This article is part of our special report Women’s day special.
SPECIAL REPORT / Many women in the EU who try to juggle both work and family life choose a part-time job. But these positions can have a negative impact on their health and widen the pay gap between men and women.
At EU level, the female employment rate stood at 62.6% in 2013 and almost a third (31.8%) of them were working part-time, according to new data published on Thursday (5 March) by Eurostat, the EU’s statistical office.
At the same time, the employment rate for men was 74.2%, but less than 10% of them (8.1%) were in part-time employment.
Eurostat also highlighted that the gender pay gap in 2013 stood at 16.4% in the EU, ranging from less than 5% in Slovenia to more than 20% in Estonia, Austria, the Czech Republic and Germany.
Liliana Cunha from Porto University has carried out a survey among female bus drivers in Portugal. She said female bus drivers often worked part-time and were rarely found in senior positions at bus companies.
These two components meant that the women often got the least favourable timetables which made it more difficult for them to organise their life. They would know late in advance whether they would have to show up for work in the morning or in the evening as well as which bus line they would have.

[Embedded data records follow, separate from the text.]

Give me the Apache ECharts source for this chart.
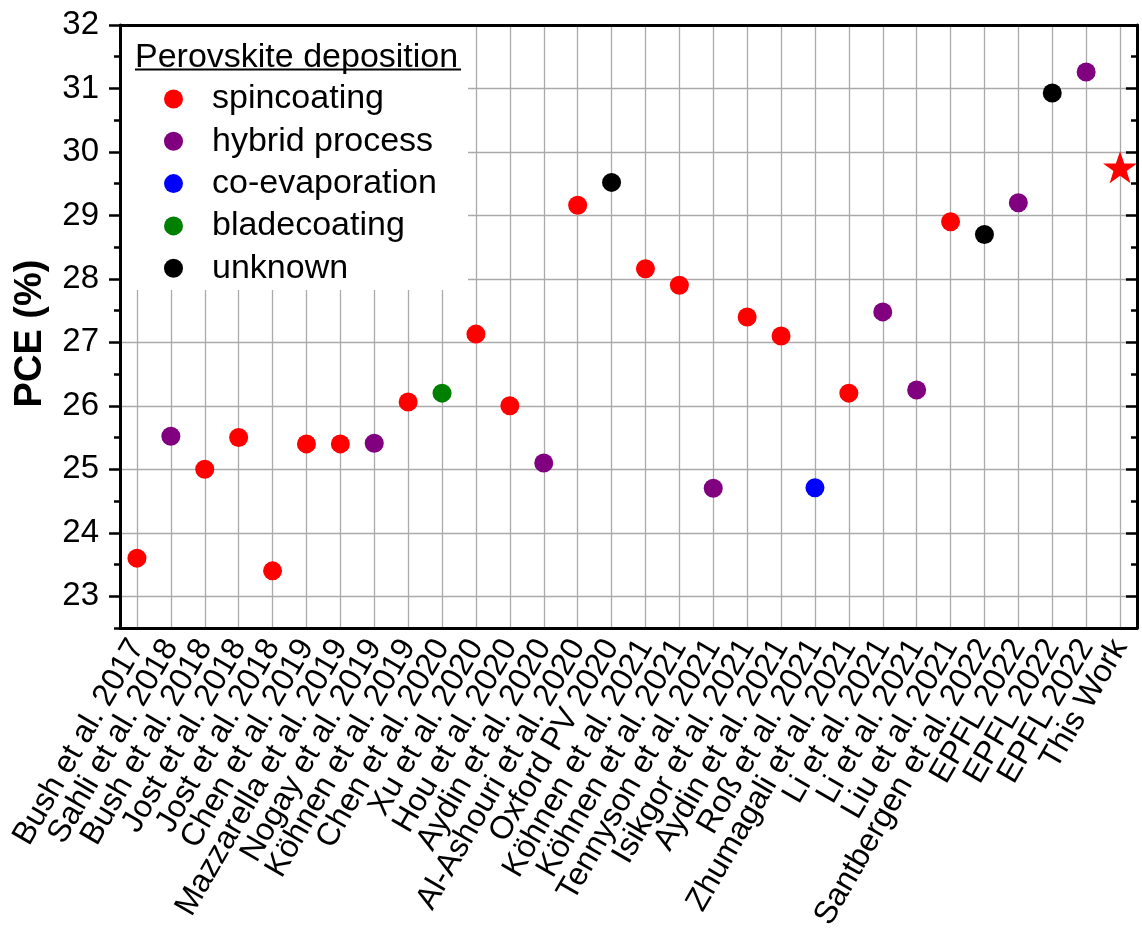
<!DOCTYPE html>
<html><head><meta charset="utf-8">
<script src="https://cdn.jsdelivr.net/npm/echarts@6/dist/echarts.min.js"></script>
<style>html,body{margin:0;padding:0;background:#fff}#c{width:1142px;height:933px}</style>
</head><body><div id="c"></div>
<script>
const categories = ['Bush et al. 2017','Sahli et al. 2018','Bush et al. 2018','Jost et al. 2018','Jost et al. 2018','Chen et al. 2019','Mazzarella et al. 2019','Nogay et al. 2019','Köhnen et al. 2019','Chen et al. 2020','Xu et al. 2020','Hou et al. 2020','Aydin et al. 2020','Al-Ashouri et al. 2020','Oxford PV 2020','Köhnen et al. 2021','Köhnen et al. 2021','Tennyson et al. 2021','Isikgor et al. 2021','Aydin et al. 2021','Roß et al. 2021','Zhumagali et al. 2021','Li et al. 2021','Li et al. 2021','Liu et al. 2021','Santbergen et al. 2022','EPFL 2022','EPFL 2022','EPFL 2022','This Work'];
const pce = [23.6,25.52,25.0,25.5,23.4,25.4,25.4,25.41,26.06,26.2,27.13,26.0,25.1,29.16,29.52,28.16,27.9,24.7,27.4,27.1,24.71,26.2,27.48,26.25,28.9,28.7,29.2,30.93,31.26,29.76];
const method = ['spincoating','hybrid process','spincoating','spincoating','spincoating','spincoating','spincoating','hybrid process','spincoating','bladecoating','spincoating','spincoating','hybrid process','spincoating','unknown','spincoating','spincoating','hybrid process','spincoating','spincoating','co-evaporation','spincoating','hybrid process','hybrid process','spincoating','unknown','hybrid process','unknown','hybrid process','this work'];
const methods = ['spincoating','hybrid process','co-evaporation','bladecoating','unknown'];
const methodColors = ['#ff0000','#800080','#0000ff','#008000','#000000'];
const yTicks = [23,24,25,26,27,28,29,30,31,32];
const legendTitle = 'Perovskite deposition';
const yName = 'PCE (%)';

const FONT = 'Liberation Sans, Arial, sans-serif';
const STAR = 'path://M50,0 L61.8,35.1 L98.1,35.1 L68.7,56.8 L79.4,91.4 L50,70 L20.6,91.4 L31.3,56.8 L1.9,35.1 L38.2,35.1 Z';

const series = methods.map((m, k) => ({
  name: m, type: 'scatter', xAxisIndex: 0, yAxisIndex: 0,
  symbol: 'circle', symbolSize: 19,
  itemStyle: {color: methodColors[k], opacity: 1},
  data: pce.map((v, i) => method[i] === m ? [i, v] : null).filter(d => d)
}));
series.push({
  name: 'This Work', type: 'scatter', xAxisIndex: 0, yAxisIndex: 0,
  symbol: STAR, symbolSize: [34, 32], clip: false,
  itemStyle: {color: '#ff0000', opacity: 1},
  data: pce.map((v, i) => method[i] === 'this work' ? [i, v] : null).filter(d => d)
});

const black = '#000';
const gridColor = '#aaaaaa';
const chart = echarts.init(document.getElementById('c'), null, {renderer: 'canvas'});
chart.setOption({
  animation: false,
  backgroundColor: '#fff',
  textStyle: {fontFamily: FONT},
  grid: {left: 120, right: 5, top: 25, bottom: 301, containLabel: false},
  title: {text: legendTitle, left: 135, top: 38, padding: 0, z: 8,
    textStyle: {fontFamily: FONT, fontSize: 34, fontWeight: 'normal', color: black, lineHeight: 40}},
  legend: {
    data: methods, orient: 'vertical', left: 164, top: 81, padding: 0, itemGap: 6.3,
    itemWidth: 19, itemHeight: 19, icon: 'circle', selectedMode: false, z: 8,
    textStyle: {fontFamily: FONT, fontSize: 34, color: black, lineHeight: 36, padding: [0, 0, 0, 24]}
  },
  graphic: [
    {type: 'rect', z: 3, shape: {x: 122, y: 27, width: 346, height: 263}, style: {fill: '#fff'}},
    {type: 'line', z: 9, shape: {x1: 135, y1: 69.5, x2: 461, y2: 69.5}, style: {stroke: black, lineWidth: 2}}
  ],
  xAxis: [
    {type: 'category', data: categories, position: 'bottom', boundaryGap: true,
      axisLine: {onZero: false, lineStyle: {color: black, width: 3}},
      axisTick: {alignWithLabel: true, length: 12, lineStyle: {color: black, width: 2.5}},
      axisLabel: {interval: 0, rotate: 60, margin: 14, fontSize: 32, color: black, fontFamily: FONT},
      splitLine: {show: false}, z: 5},
    {type: 'category', data: categories, position: 'bottom', boundaryGap: true,
      axisLine: {show: false, onZero: false},
      axisTick: {length: 6, lineStyle: {color: black, width: 2.5}},
      axisLabel: {show: false}, splitLine: {show: false}, z: 5},
    {type: 'value', position: 'bottom', min: -0.5, max: categories.length - 0.5, splitNumber: categories.length,
      minInterval: 1, maxInterval: 1,
      axisLine: {show: false, onZero: false}, axisTick: {show: false}, axisLabel: {show: false},
      splitLine: {show: true, lineStyle: {color: gridColor, width: 1.3}}, z: 0},
    {type: 'category', data: categories, position: 'top', boundaryGap: true,
      axisLine: {onZero: false, lineStyle: {color: black, width: 3}},
      axisTick: {alignWithLabel: true, inside: true, length: 7, lineStyle: {color: black, width: 2.5}},
      axisLabel: {show: false}, splitLine: {show: false}, z: 5}
  ],
  yAxis: [
    {type: 'value', position: 'left', min: 22.5, max: 32, splitNumber: 10, minInterval: 1, maxInterval: 1,
      name: yName, nameLocation: 'middle', nameGap: 70,
      nameTextStyle: {fontFamily: FONT, fontSize: 38, fontWeight: 'bold', color: black, padding: [0, 14, 0, 0]},
      axisLine: {onZero: false, lineStyle: {color: black, width: 3}},
      axisTick: {customValues: yTicks, length: 11, lineStyle: {color: black, width: 2.5}},
      axisLabel: {customValues: yTicks, margin: 21, fontSize: 33, color: black, fontFamily: FONT},
      splitLine: {show: false}, z: 5},
    {type: 'value', position: 'left', min: 22.5, max: 32, interval: 0.5,
      axisLine: {show: false, onZero: false},
      axisTick: {length: 6, lineStyle: {color: black, width: 2.5}},
      axisLabel: {show: false}, splitLine: {show: false}, z: 5},
    {type: 'value', position: 'right', min: 22.5, max: 32, splitNumber: 10, minInterval: 1, maxInterval: 1,
      axisLine: {onZero: false, lineStyle: {color: black, width: 3}},
      axisTick: {customValues: yTicks, inside: true, length: 11, lineStyle: {color: black, width: 2.5}},
      axisLabel: {show: false}, splitLine: {show: false}, z: 5},
    {type: 'value', position: 'right', min: 22.5, max: 32, interval: 0.5,
      axisLine: {show: false, onZero: false},
      axisTick: {inside: true, length: 6, lineStyle: {color: black, width: 2.5}},
      axisLabel: {show: false}, splitLine: {show: false}, z: 5},
    {type: 'value', position: 'left', min: 22.5, max: 32, splitNumber: 10, minInterval: 1, maxInterval: 1,
      axisLine: {show: false, onZero: false}, axisTick: {show: false}, axisLabel: {show: false},
      splitLine: {show: true, lineStyle: {color: gridColor, width: 1.3}}, z: 0}
  ],
  series: series
});
</script></body></html>
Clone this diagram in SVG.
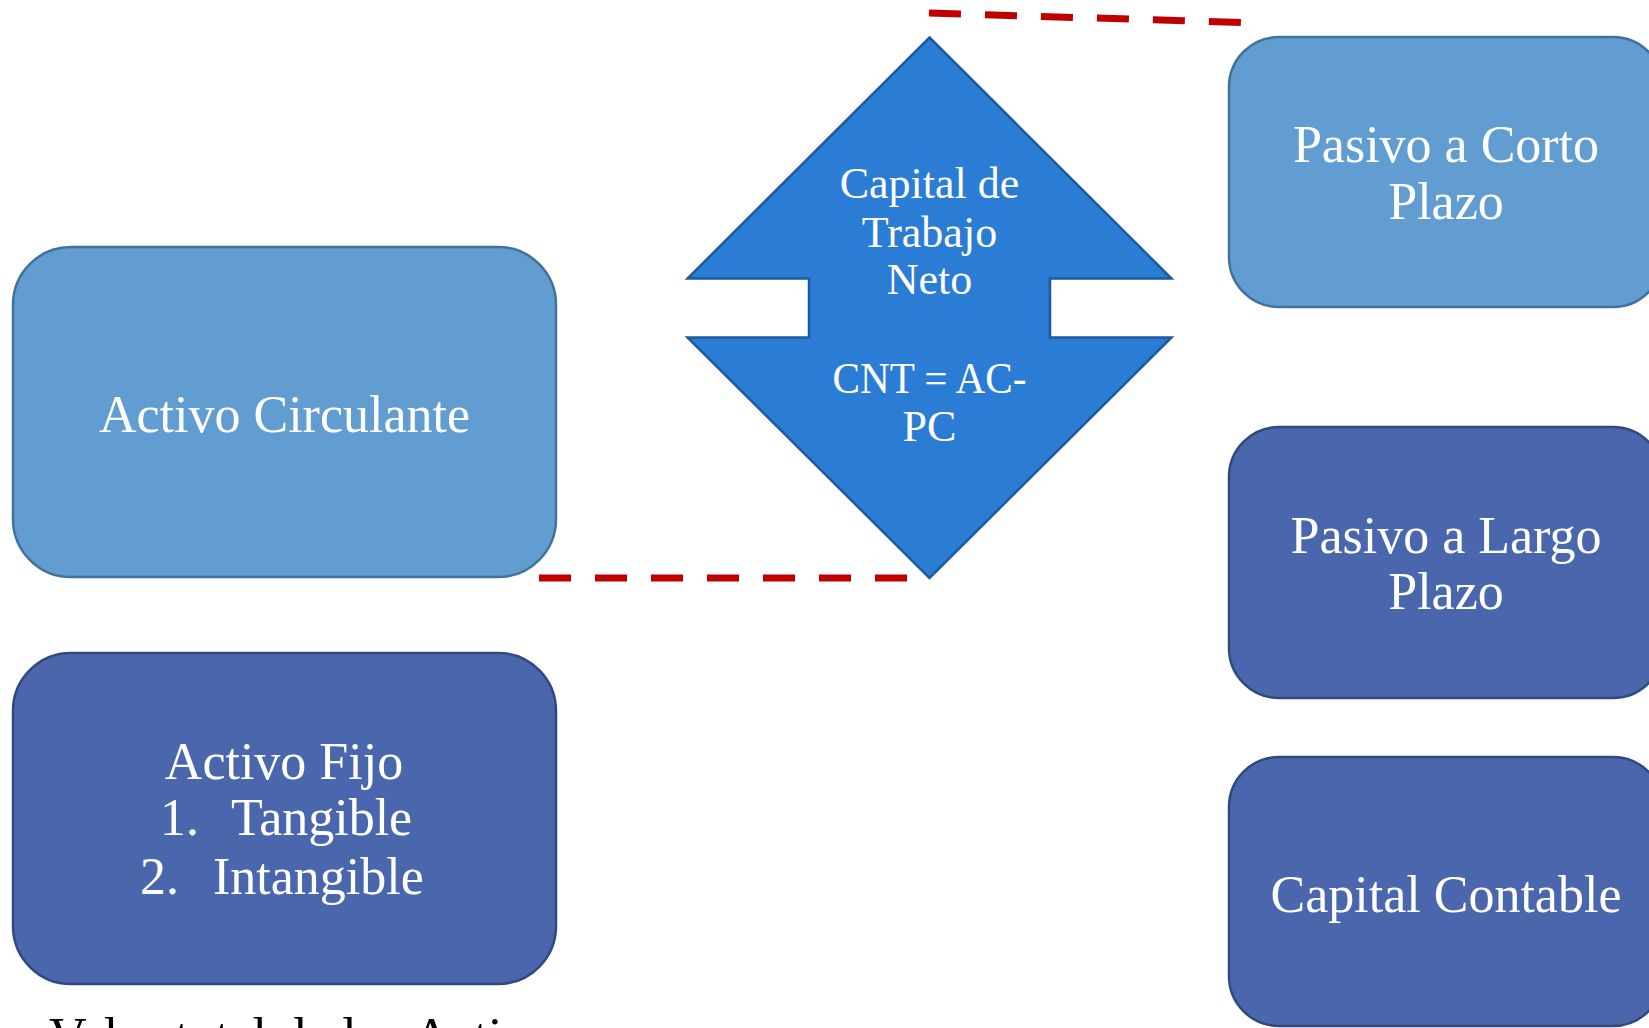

“Many women highlighted that it was impossible to reconcile the timetables with their family life and this is a factor which up until now has been mostly neglected. Dialogue between men and women brings an added value. It has highlighted the need to adjust time tables for the better for all,” Cunha said. She was speaking at a conference on Women’s Health and Work organised by the European Trade Union Institute (ETUI) in Brussels on Thursday (5 March).
Dominique Cau-Bareille from Lyon University said that while 24% of secondary-school teachers in France work part-time, 90% of them are women. She said these women often had other part-time jobs and were therefore looking for part-time teaching jobs.
But having a part-time job at a school can be problematic. Often the part-time school teachers would need to do a lot of extra hours of training due to increasing demands for a higher level of teaching from the Ministry of Education, while cuts in the budgets would mean that they would have to take on this additional workload unpaid.
“Many of these women realise, especially after they have children, that they cannot commit to these kinds of activities of extra work. Therefore, tensions between them and the headmaster often increase. The women become tired and ill and it affects their teaching. There will also be tensions with colleagues who have to take on more of the work which the part-time worker cannot do,” Cau-Bareille said.
No part-time for Eastern Europeans
Siyka Kovacheva from the University of Plovdiv noted that there are still big differences when it comes to women’s working conditions between Western and Eastern Europe. While part-time jobs almost don’t exist in any sector, the women are also expected to take care of the children and it’s not unusual that the children live with their parents long into their 30s.
Št?pánka Lehmann from the Research Institute for Labour and Social Affairs in the Czech Republic mentioned that women are often less flexible than men when it comes to their working time and that they often work the same number of hours every day and the same number of days every week. Women often have a lower chance of determine their working schedule, but there are considerable differences across Europe, with the most significant difference in Central and Eastern Europe. Here, men are considerably more flexible than women even though men also in these countries have less influence over their working hours.
“In Central and Eastern Europe, and to some extent in Mediterranean countries, women usually can’t choose in any way their working schedules which are exclusively set by their companies. On the other hand, if we look at Belgium, the Netherlands, Luxembourg, Denmark and Norway, the possibility to choose working hours is much better,” Lehrmann said.
As a consequence, women in Central and Eastern European countries, more than elsewhere in Europe, said their work had a negative effect on their health, the researcher noted.
Gender equality in employment was included in the Treaty of Rome singed in 1957. The first piece of secondary EU legislation in the field was the Equal Pay Directive of 1975, which prohibited discrimination on grounds of gender to all aspects of remuneration.
In November 2012, the Commission proposed a directive on gender balance on company boards, setting a 40% quota of women on non-executive directors. The text is stuck in the Council.